** begin Entries provided **
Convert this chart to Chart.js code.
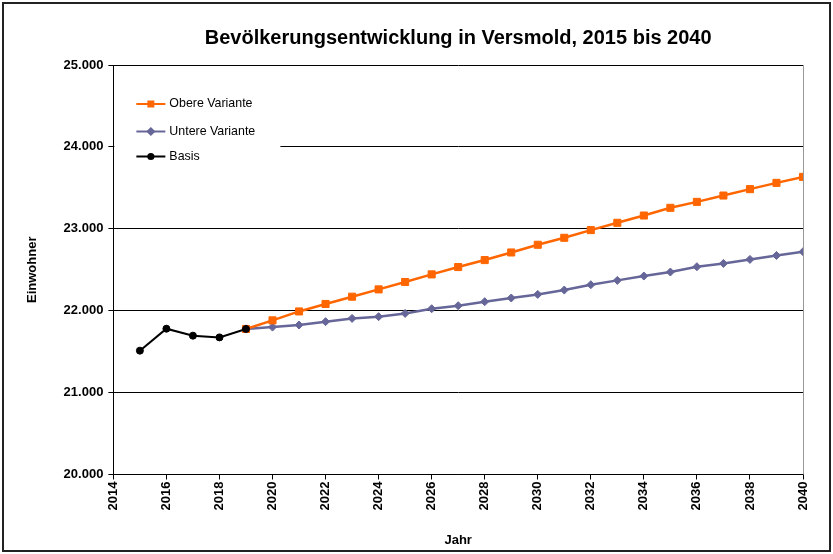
<!DOCTYPE html>
<html>
<head>
<meta charset="utf-8">
<script src="https://cdn.jsdelivr.net/npm/chart.js@4.4.1/dist/chart.umd.min.js"></script>
<style>
  html, body { margin: 0; padding: 0; background: #fff; }
  #wrap { width: 833px; height: 554px; }
</style>
</head>
<body>
<div id="wrap"><canvas id="popChart" width="833" height="554"></canvas></div>
<script>
// Bevölkerung Versmold: Basis (Ist-Werte) und zwei Vorausberechnungsvarianten
var basisYears = [2015, 2016, 2017, 2018, 2019];
var basisValues = [21512, 21780, 21695, 21674, 21777];

var variantYears = [2019, 2020, 2021, 2022, 2023, 2024, 2025, 2026, 2027, 2028, 2029,
                    2030, 2031, 2032, 2033, 2034, 2035, 2036, 2037, 2038, 2039, 2040];
var obereValues = [21777, 21882, 21991, 22082, 22171, 22260, 22350, 22443, 22533, 22618, 22711,
                   22805, 22890, 22984, 23073, 23162, 23256, 23329, 23406, 23484, 23561, 23634];
var untereValues = [21777, 21800, 21825, 21866, 21906, 21927, 21967, 22024, 22061, 22110, 22155,
                    22199, 22252, 22317, 22370, 22423, 22472, 22537, 22577, 22626, 22674, 22720];

var xTicks = [2014, 2016, 2018, 2020, 2022, 2024, 2026, 2028, 2030, 2032, 2034, 2036, 2038, 2040];
var yTicks = [20000, 21000, 22000, 23000, 24000, 25000];

function pairs(xs, ys) {
    return xs.map(function(x, i) { return { x: x, y: ys[i] }; });
}

// Tausenderpunkt wie in deutschen Tabellen
function fmtDe(v) {
    return String(v).replace(/\B(?=(\d{3})+(?!\d))/g, '.');
}

Chart.defaults.font.family = '"Liberation Sans", Arial, sans-serif';
Chart.defaults.color = '#000';

// Rahmen um die ganze Grafik, rechter Rand der Zeichenfläche und Legende im Diagramm
var framePlugin = {
    id: 'frame',
    beforeDraw: function(chart) {
        var c = chart.ctx;
        c.save();
        c.fillStyle = '#fff';
        c.fillRect(0, 0, chart.width, chart.height);
        c.strokeStyle = '#222';
        c.lineWidth = 2;
        c.strokeRect(3, 3, chart.width - 6, chart.height - 6);
        c.restore();
    },
    afterDatasetsDraw: function(chart) {
        var c = chart.ctx, a = chart.chartArea;
        c.save();
        c.strokeStyle = '#999';
        c.lineWidth = 1;
        c.beginPath();
        c.moveTo(a.right + 0.5, a.top);
        c.lineTo(a.right + 0.5, a.bottom);
        c.stroke();

        // Legende
        c.fillStyle = '#fff';
        c.fillRect(a.left + 1, a.top + 20, 166, 92);
        var rows = [2, 1, 0];
        var rowY = [39, 66.5, 91.5];
        var markR = [3.5, 3.2, 2.6];
        rows.forEach(function(di, i) {
            var ds = chart.data.datasets[di];
            var y = a.top + rowY[i];
            var x0 = a.left + 23, x1 = a.left + 52;
            c.strokeStyle = ds.borderColor;
            c.lineWidth = 2;
            c.beginPath();
            c.moveTo(x0, y);
            c.lineTo(x1, y);
            c.stroke();
            c.fillStyle = ds.backgroundColor;
            c.strokeStyle = ds.borderColor;
            Chart.helpers.drawPoint(c, {
                pointStyle: ds.pointStyle,
                radius: markR[i],
                borderWidth: 1,
                rotation: 0
            }, (x0 + x1) / 2, y);
            c.fillStyle = '#000';
            c.font = '12.4px "Liberation Sans", Arial, sans-serif';
            c.textBaseline = 'middle';
            c.textAlign = 'left';
            c.fillText(ds.label, x1 + 4, y);
        });
        c.restore();
    }
};

var ctx = document.getElementById('popChart').getContext('2d');
var popChart = new Chart(ctx, {
    type: 'line',
    data: {
        datasets: [
            {
                label: 'Basis',
                data: pairs(basisYears, basisValues),
                borderColor: '#000',
                backgroundColor: '#000',
                borderWidth: 2,
                pointStyle: 'circle',
                pointRadius: 3.5,
                pointBorderWidth: 1,
                order: 0
            },
            {
                label: 'Untere Variante',
                data: pairs(variantYears, untereValues),
                borderColor: '#666699',
                backgroundColor: '#666699',
                borderWidth: 2.5,
                pointStyle: 'rectRot',
                pointRadius: 4,
                pointBorderWidth: 1,
                order: 2
            },
            {
                label: 'Obere Variante',
                data: pairs(variantYears, obereValues),
                borderColor: '#ff6600',
                backgroundColor: '#ff6600',
                borderWidth: 2.5,
                pointStyle: 'rect',
                pointRadius: 5,
                pointBorderWidth: 1,
                order: 1
            }
        ]
    },
    options: {
        responsive: false,
        animation: false,
        events: [],
        layout: { padding: { left: 25, right: 30, top: 26, bottom: 6 } },
        elements: { line: { tension: 0 } },
        plugins: {
            legend: { display: false },
            tooltip: { enabled: false },
            title: {
                display: true,
                fullSize: false,
                text: 'Bevölkerungsentwicklung in Versmold, 2015 bis 2040',
                font: { size: 20, weight: 'bold' },
                color: '#000',
                padding: { top: 0, bottom: 15 }
            }
        },
        scales: {
            x: {
                type: 'linear',
                min: 2014,
                max: 2040,
                afterBuildTicks: function(axis) {
                    axis.ticks = xTicks.map(function(v) { return { value: v }; });
                },
                border: { color: '#000', width: 1 },
                grid: { drawOnChartArea: false, drawTicks: true, tickLength: 5, tickColor: '#000' },
                ticks: {
                    minRotation: 90,
                    maxRotation: 90,
                    padding: 2,
                    font: { size: 13, weight: 'bold' },
                    callback: function(v) { return String(v); }
                },
                title: {
                    display: true,
                    text: 'Jahr',
                    font: { size: 13, weight: 'bold' },
                    padding: { top: 20, bottom: 0 }
                }
            },
            y: {
                min: 20000,
                max: 25000,
                afterBuildTicks: function(axis) {
                    axis.ticks = yTicks.map(function(v) { return { value: v }; });
                },
                border: { color: '#000', width: 1 },
                grid: { color: '#000', lineWidth: 1, tickLength: 5, tickColor: '#000' },
                ticks: {
                    padding: 5,
                    font: { size: 13, weight: 'bold' },
                    callback: function(v) { return fmtDe(v); }
                },
                title: {
                    display: true,
                    text: 'Einwohner',
                    font: { size: 13, weight: 'bold' },
                    padding: { top: 0, bottom: 18 }
                }
            }
        }
    },
    plugins: [framePlugin]
});
</script>
</body>
</html>
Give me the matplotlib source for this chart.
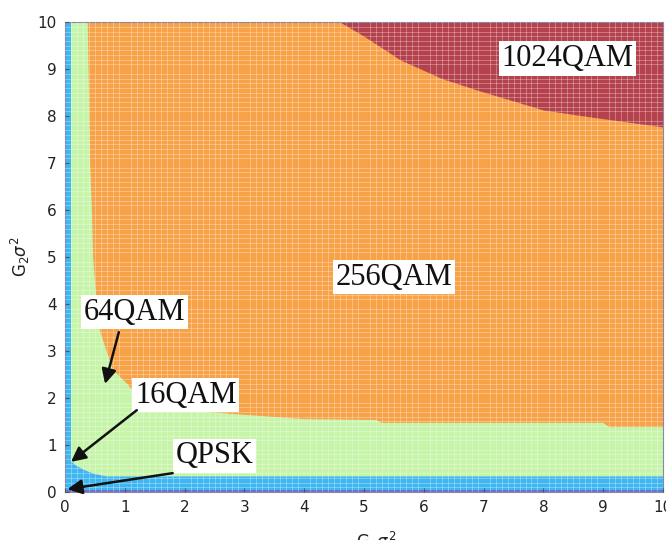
import numpy as np
import matplotlib

matplotlib.use("Agg")

import matplotlib.pyplot as plt

# Границы областей модуляции
x_256 = [0.38, 0.42, 0.45, 0.47, 0.53, 0.59, 0.8, 1.04, 1.26, 1.7, 2.2, 2.8, 4.0, 5.2, 5.3, 9.0, 9.1, 10]
y_256 = [10, 7, 6, 5, 4, 3.4, 2.6, 2.3, 1.96, 1.8, 1.72, 1.66, 1.55, 1.53, 1.47, 1.47, 1.38, 1.38]

x_16 = [0.1, 0.1, 0.2, 0.35, 0.5, 0.7, 10]
y_16 = [10, 0.65, 0.55, 0.45, 0.38, 0.33, 0.33]

x_1024 = [4.6, 5.0, 5.6, 6.3, 6.9, 8.0, 8.8, 10]
y_1024 = [10, 9.7, 9.2, 8.8, 8.55, 8.13, 7.98, 7.77]

y_qpsk = 0.05

# Подписи и стрелки
labels = ["1024QAM", "256QAM", "64QAM", "16QAM", "QPSK"]
label_xy = [(8.4, 9.23), (5.5, 4.57), (1.16, 3.83), (2.02, 2.06), (2.5, 0.77)]
arrow_tail = [None, None, (0.9, 3.4), (1.2, 1.74), (1.8, 0.4)]
arrow_tip = [None, None, (0.67, 2.3), (0.1, 0.64), (0.04, 0.06)]

colors = {
    "QPSK": "#6f6fc9",
    "16QAM": "#3db6f2",
    "64QAM": "#c6f5aa",
    "256QAM": "#f8a247",
    "1024QAM": "#b5414c",
}

fig = plt.figure(figsize=(6.66, 5.4), dpi=100)
ax = fig.add_axes([0.0976, 0.089, 0.898, 0.870])

# 256QAM — фон всей области
ax.fill_between([0, 10], 0, 10, color=colors["256QAM"], lw=0)

# 64QAM — ниже/левее границы 256QAM
poly_x = [0, 0] + x_256 + [10]
poly_y = [0, 10] + y_256 + [0]
ax.fill(poly_x, poly_y, color=colors["64QAM"], lw=0)

# 16QAM
poly_x = [0, 0] + x_16 + [10]
poly_y = [0, 10] + y_16 + [0]
ax.fill(poly_x, poly_y, color=colors["16QAM"], lw=0)

# QPSK — тонкая полоса внизу
ax.fill_between([0, 10], 0, y_qpsk, color=colors["QPSK"], lw=0)

# 1024QAM — верхний правый угол
ax.fill_between(x_1024, y_1024, 10, color=colors["1024QAM"], lw=0)

ax.set_xlim(0, 10)
ax.set_ylim(0, 10)
ax.set_xticks(np.arange(0, 11, 1))
ax.set_yticks(np.arange(0, 11, 1))

# Белая сетка как у pcolor
ax.set_xticks(np.arange(0, 10, 0.1), minor=True)
ax.set_yticks(np.arange(0, 10, 0.1), minor=True)
ax.set_axisbelow(False)
ax.grid(which="minor", color="white", alpha=0.35, lw=0.6)
ax.tick_params(which="minor", length=0)
ax.tick_params(which="major", direction="in", length=3, labelsize=11,
               labelcolor="#222222", color="#555555", pad=6)

for s in ax.spines.values():
    s.set_color("#8888aa")
    s.set_linewidth(0.8)

for i, name in enumerate(labels):
    ax.text(label_xy[i][0], label_xy[i][1], name, ha="center", va="center",
            fontsize=22, family="Liberation Serif", color="#111111", zorder=5,
            bbox=dict(facecolor="white", edgecolor="none", pad=2))
    if arrow_tail[i] is not None:
        ax.annotate("", xy=arrow_tip[i], xytext=arrow_tail[i], zorder=6,
                    arrowprops=dict(arrowstyle="-|>", lw=1.8, color="#111111",
                                    mutation_scale=22, shrinkA=0, shrinkB=0))

ax.set_xlabel(r"G$_1\sigma^2$", fontsize=12, color="#222222")
ax.set_ylabel(r"G$_2\sigma^2$", fontsize=12, color="#222222")
ax.xaxis.set_label_coords(0.52, -0.08)
ax.yaxis.set_label_coords(-0.055, 0.5)

fig.savefig("out.png", dpi=100)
** end Entries provided **
▸ The problem
Note each line of the entries that has "this" in it, and copy those lines.

▸ Solution
Convert this chart to Chart.js code.
Give me the matplotlib source for this chart.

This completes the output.